“斐明月,不就是一颗肾吗?身体发肤受之父母,你是我女儿,父慈子孝,现在你老父亲生病了需要你的肾,你不给就是不孝。”
“父慈子孝?”斐明月突然被他逗笑了,笑得讽刺,笑得凄凉,“安离,你是慈父吗?你有什么资格要求我对你尽孝?”
“你为了取肾,骗我得了癌症的时候,你有没有想过,可能你还没取到肾,我就已经被这个病给逼死了?”
安离皱眉:“想逼死你的是安欣和你母亲,我已经替你处罚过她们了。”
“原来如此,你终于说实话了,”斐明月的笑声越发凄厉,“你不是为我出气,你是为你自己出气,你气她们差点害死你的移动肾源,而不是出于一个父亲对女儿的担心。”
都是假的。
癌症是假的,迟来的父爱是假的,她以为的重新有家的温暖也是假的。
冰冷,谎言,虚伪,这才是她的现实。
安离觉得这屋子逼仄狭小,有些喘不过气来,也不想久留。
看着她不耐烦地说道:“我来是想告诉你,手术在年底,你还能把这个孩子生下来,这是我对你最后的仁慈。”
“我不需要,”斐明月目光冰冷地看着他,已经看破了他的心思,“你也不用说的这么冠冕堂皇,你不是对我仁慈,你是怕送我去医院打胎的时候我会跑掉。”
安离看了她两秒,残忍地笑了:“斐明月,我没看错你,你确实很聪明很理智,如果不是提前布局,你肯定不会去医院做配型检查签下知情同意书,更不会把你的肾给我。”

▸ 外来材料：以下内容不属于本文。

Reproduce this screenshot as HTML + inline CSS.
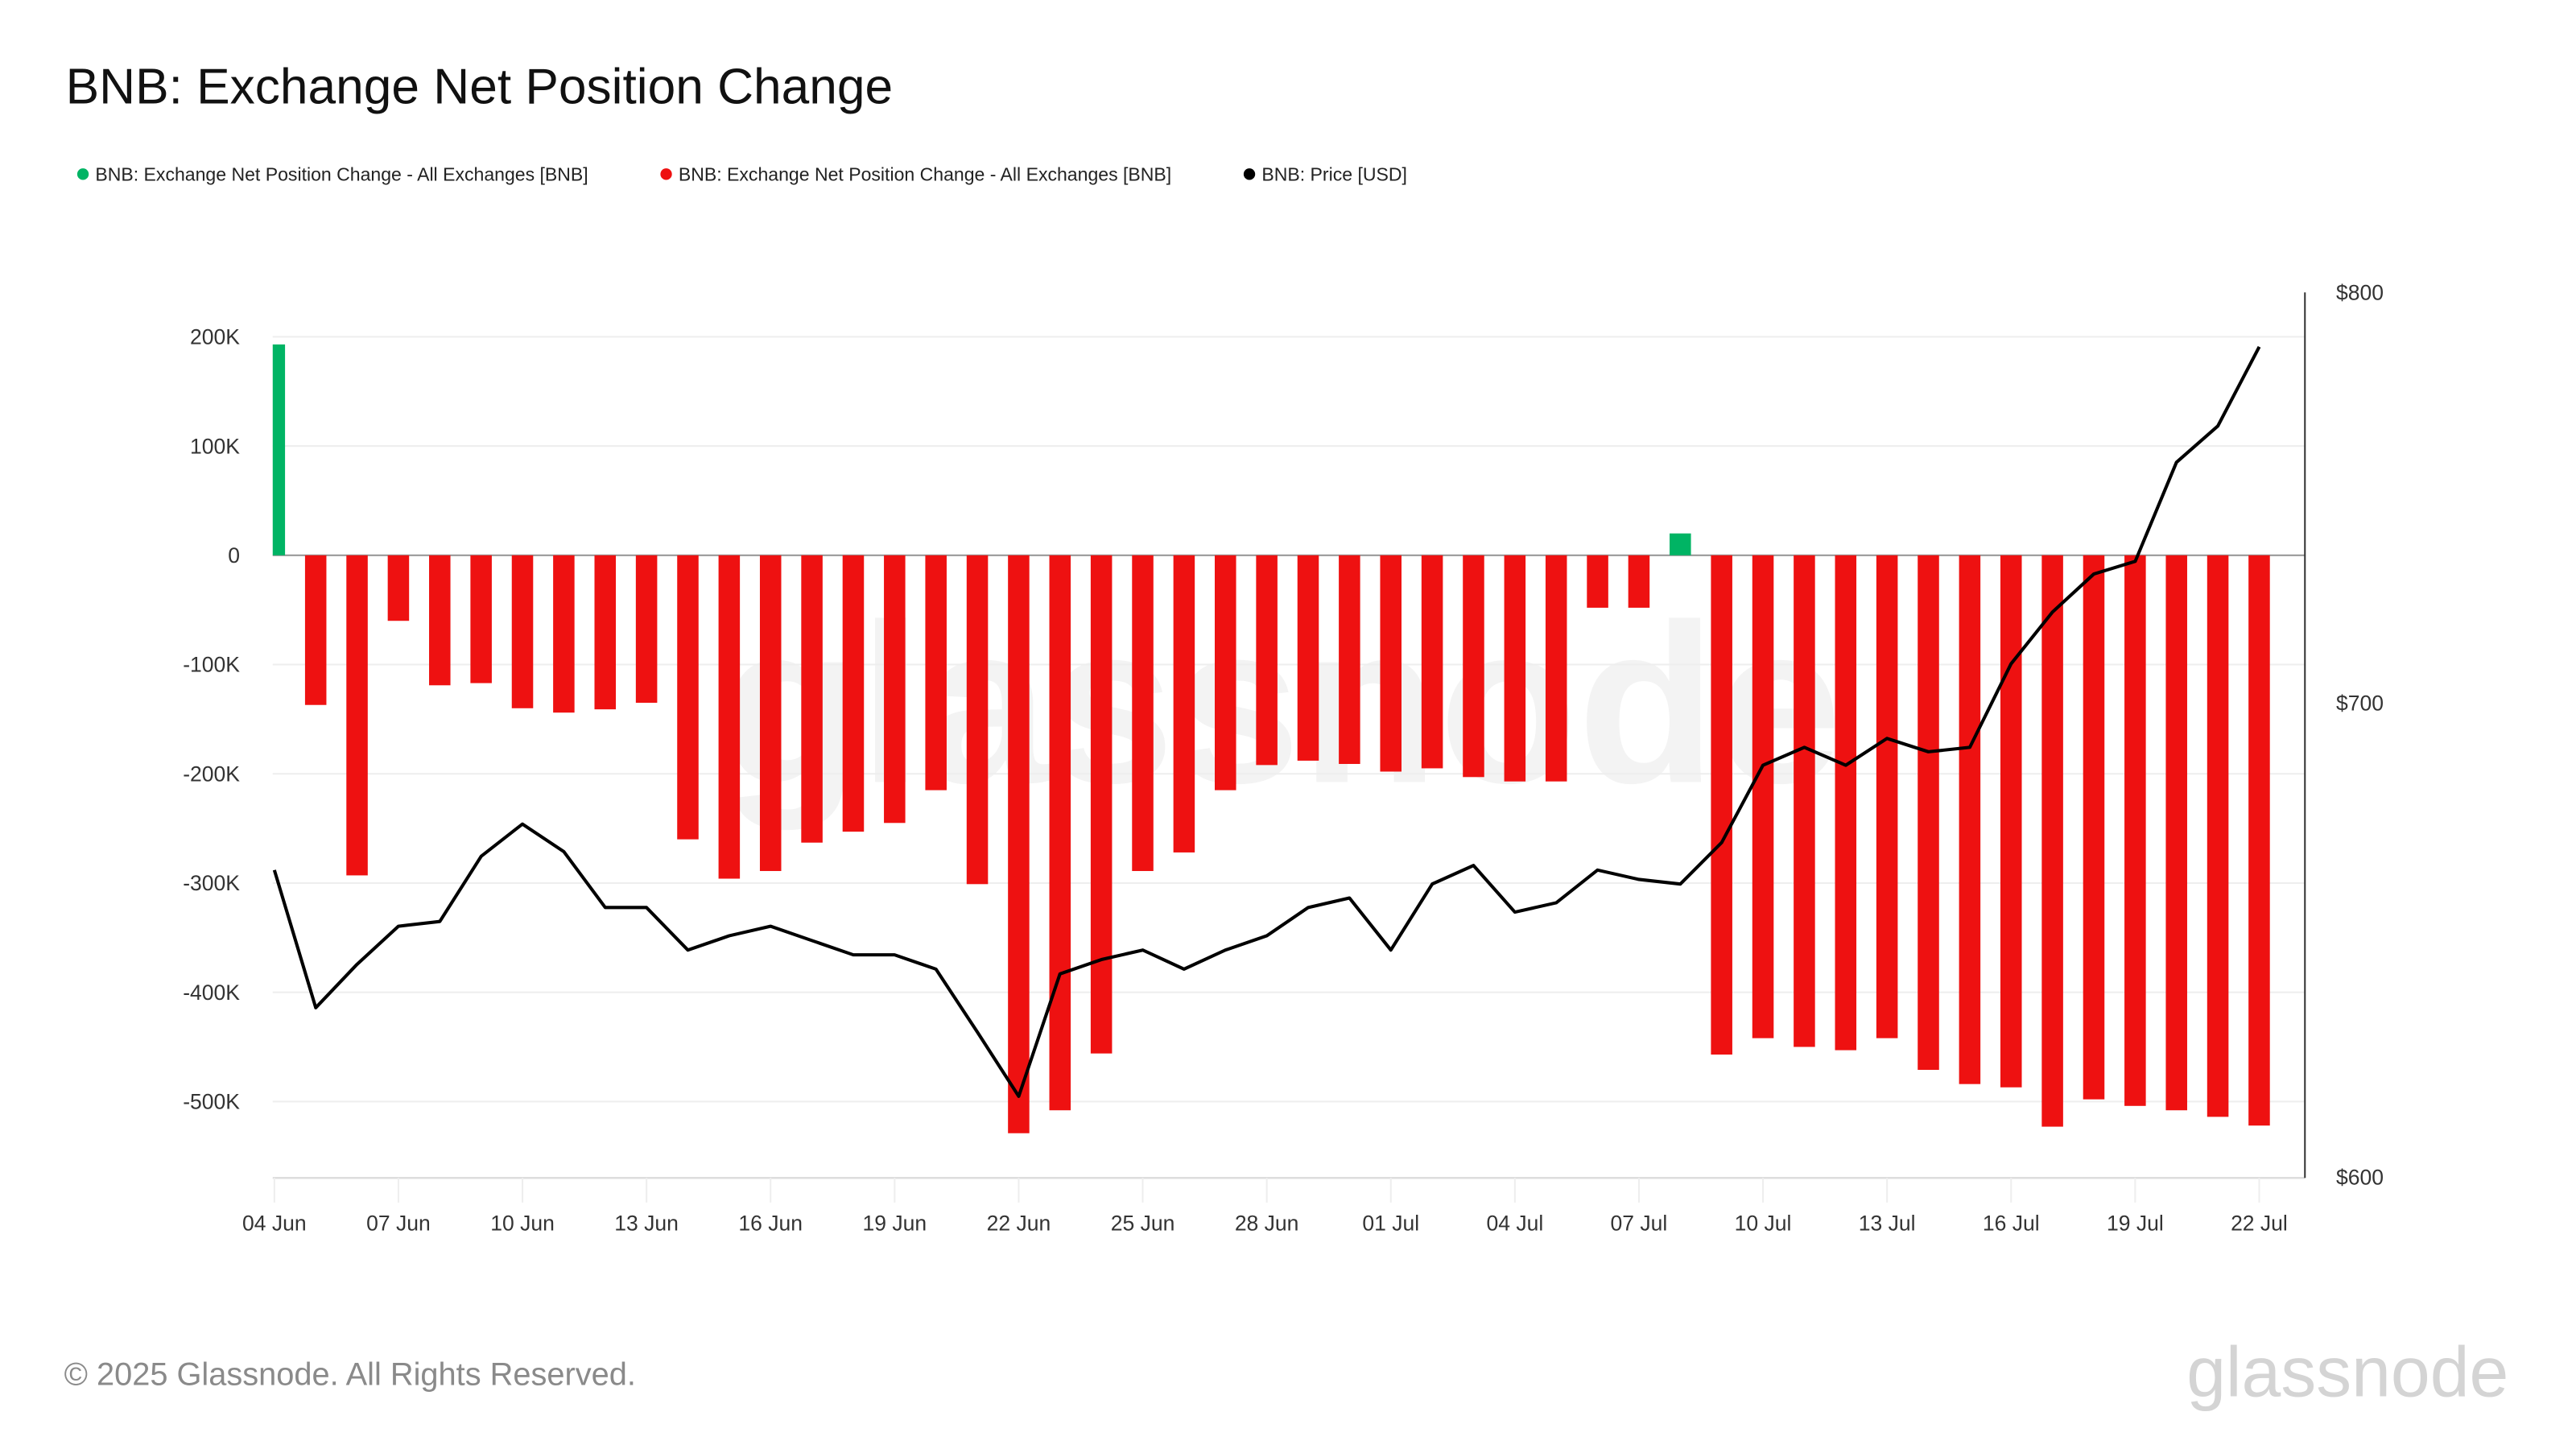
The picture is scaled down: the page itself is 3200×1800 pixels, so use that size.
<!DOCTYPE html>
<html><head><meta charset="utf-8"><style>
html,body{margin:0;padding:0;background:#fff;}
svg{display:block;font-family:"Liberation Sans",sans-serif;}
</style></head><body>
<svg id="chart" width="3200" height="1800" viewBox="0 0 1568 882" xmlns="http://www.w3.org/2000/svg">
<defs><clipPath id="plotclip"><rect x="166" y="150" width="1237" height="570"/></clipPath></defs>
<text x="40" y="63" font-size="30.5" fill="#111">BNB: Exchange Net Position Change</text>
<g font-size="11.3" fill="#222">
<g><circle cx="50.5" cy="106" r="3.5" fill="#00b464"/><text x="58" y="110">BNB: Exchange Net Position Change - All Exchanges [BNB]</text></g>
<g><circle cx="405.5" cy="106" r="3.5" fill="#ee1111"/><text x="413" y="110">BNB: Exchange Net Position Change - All Exchanges [BNB]</text></g>
<g><circle cx="760.5" cy="106" r="3.5" fill="#000"/><text x="768" y="110">BNB: Price [USD]</text></g>
</g>
<text x="780" y="476" font-size="138" fill="#f3f3f3" text-anchor="middle" font-weight="bold">glassnode</text>
<g id="grid"></g>
<g id="bars" clip-path="url(#plotclip)"></g>
<g id="line"></g>
<g id="axes"></g>
<text x="39" y="843" font-size="19.5" fill="#8a8a8a">© 2025 Glassnode. All Rights Reserved.</text>
<text x="1527" y="850" font-size="43" fill="#d4d4d4" text-anchor="end">glassnode</text>
</svg>
<script>
const dates=["04 Jun","05 Jun","06 Jun","07 Jun","08 Jun","09 Jun","10 Jun","11 Jun","12 Jun","13 Jun","14 Jun","15 Jun","16 Jun","17 Jun","18 Jun","19 Jun","20 Jun","21 Jun","22 Jun","23 Jun","24 Jun","25 Jun","26 Jun","27 Jun","28 Jun","29 Jun","30 Jun","01 Jul","02 Jul","03 Jul","04 Jul","05 Jul","06 Jul","07 Jul","08 Jul","09 Jul","10 Jul","11 Jul","12 Jul","13 Jul","14 Jul","15 Jul","16 Jul","17 Jul","18 Jul","19 Jul","20 Jul","21 Jul","22 Jul"];
const netChangeK=[193,-137,-293,-60,-119,-117,-140,-144,-141,-135,-260,-296,-289,-263,-253,-245,-215,-301,-529,-508,-456,-289,-272,-215,-192,-188,-191,-198,-195,-203,-207,-207,-48,-48,20,-457,-442,-450,-453,-442,-471,-484,-487,-523,-498,-504,-508,-514,-522];
const price=[663,634,643,651,652,666,673,667,655,655,646,649,651,648,645,645,642,629,616,641,644,646,642,646,649,655,657,646,660,664,654,656,663,661,660,669,686,690,686,692,689,690,709,721,730,733,757,766,786];
const leftTicks=[200,100,0,-100,-200,-300,-400,-500];
const leftTickLabels=["200K","100K","0","-100K","-200K","-300K","-400K","-500K"];
const rightTicks=[800,700,600];
const rightTickLabels=["$800","$700","$600"];
const xTickEvery=3;

const NS="http://www.w3.org/2000/svg";
const X0=167,DX=25.17,PL=166,PR=1403,PB=717;
const x=i=>X0+i*DX;
const yL=v=>338-v*0.665;
const yR=p=>178+Math.log(800/p)*1872;
function mk(tag,attrs,parent){const e=document.createElementNS(NS,tag);for(const k in attrs)e.setAttribute(k,attrs[k]);parent.appendChild(e);return e;}
const grid=document.getElementById('grid'),bars=document.getElementById('bars'),line=document.getElementById('line'),axes=document.getElementById('axes');

leftTicks.forEach((v,i)=>{
  const g=mk('line',{x1:PL,x2:PR,y1:yL(v),y2:yL(v),stroke:v===0?'#999':'#eeeeee','stroke-width':1},grid);
  
  
  const t=mk('text',{x:146,y:yL(v)+4.5,'font-size':13,fill:'#333','text-anchor':'end'},axes);
  t.textContent=leftTickLabels[i];
  
  
});
rightTicks.forEach((p,i)=>{
  const t=mk('text',{x:1422,y:yR(p)+4.5,'font-size':13,fill:'#333'},axes);
  t.textContent=rightTickLabels[i];
  
  
});
const ax=mk('line',{x1:PL,x2:PR,y1:PB,y2:PB,stroke:'#ddd','stroke-width':1.2},axes);


const ra=mk('line',{x1:PR,x2:PR,y1:178,y2:PB,stroke:'#333','stroke-width':1},axes);


dates.forEach((d,i)=>{
  if(i%xTickEvery)return;
  const tk=mk('line',{x1:x(i),x2:x(i),y1:PB,y2:PB+15,stroke:'#eee','stroke-width':1},axes);
  
  
  const t=mk('text',{x:x(i),y:749,'font-size':13,fill:'#333','text-anchor':'middle'},axes);
  t.textContent=d;
  
  
});
netChangeK.forEach((v,i)=>{
  const y0=yL(0),y1=yL(v);
  const r=mk('rect',{x:x(i)-6.5,y:Math.min(y0,y1),width:13,height:Math.abs(y1-y0),fill:v>=0?'#00b464':'#ee1111'},bars);
  
  
});
const pts=price.map((p,i)=>x(i).toFixed(1)+','+yR(p).toFixed(1)).join(' ');
const pl=mk('polyline',{points:pts,fill:'none',stroke:'#000','stroke-width':2,'stroke-linejoin':'round'},line);


</script>
</body></html>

“所以你也别怪我骗你,我们父女缘浅,你不会自愿把肾给我,我为了活着,就只能用点手段了。”
“好好活着,哪怕是为了你肚子里的那个孽种呢。”
他最后看了她一眼。
他刚出去就有人迅速地把门关上,生怕她有个缝就能钻出去逃跑一样。
斐明月看着紧闭的房门,痛苦地扶着床沿慢慢坐下。
没想到她连决定孩子去留的权力都没有了。
外面,张健很狗腿地跟在安离身后问道:“安经理,你为什么不把她的孩子打掉,不一定要去医院,随便买点堕胎药就行了。”
安离凉凉地看了他一眼:“你想杀死我的外孙吗?”
张健自悔言失,立刻道歉道:“不是不是,是我说错话了。”
安离冷道:“管好你自己,换肾之前我不允许她发生任何意外,你要是敢偷偷给她喂打胎药把她的命打没了,我死前一定让你牢底坐穿。”
不过是多个孩子而已,他没有安欣和周雅洁那样在意,他在意的是斐明月的安危,且不说女人堕胎会不会死,就算活下来了,没有孩子牵绊,她也能趁着他不注意的时候自尽,死也不把肾给他。
他很了解斐明月,鱼死网破这种事她做得出来。
肾还没换,他不能让她死。
张健:“是,我记住了。”
同时也觉得疑惑:“不过为什么您的手术会在年底,像是在等这个孩子出生一样,对您来说会不会太晚了。”
提起这个安离也一肚子火:“鬼知道医院什么安排,突然就给我延期了,不过老胡说,我这病还能撑到年底,年底就年底吧,你好好看着她,别饿死就行,等取了肾,她就是你的了。”
“到时候那个孽子你要不想要,随便找个时机掐死就好,我也不想和安欣闹太久,老夫人那边还指着她哄呢。”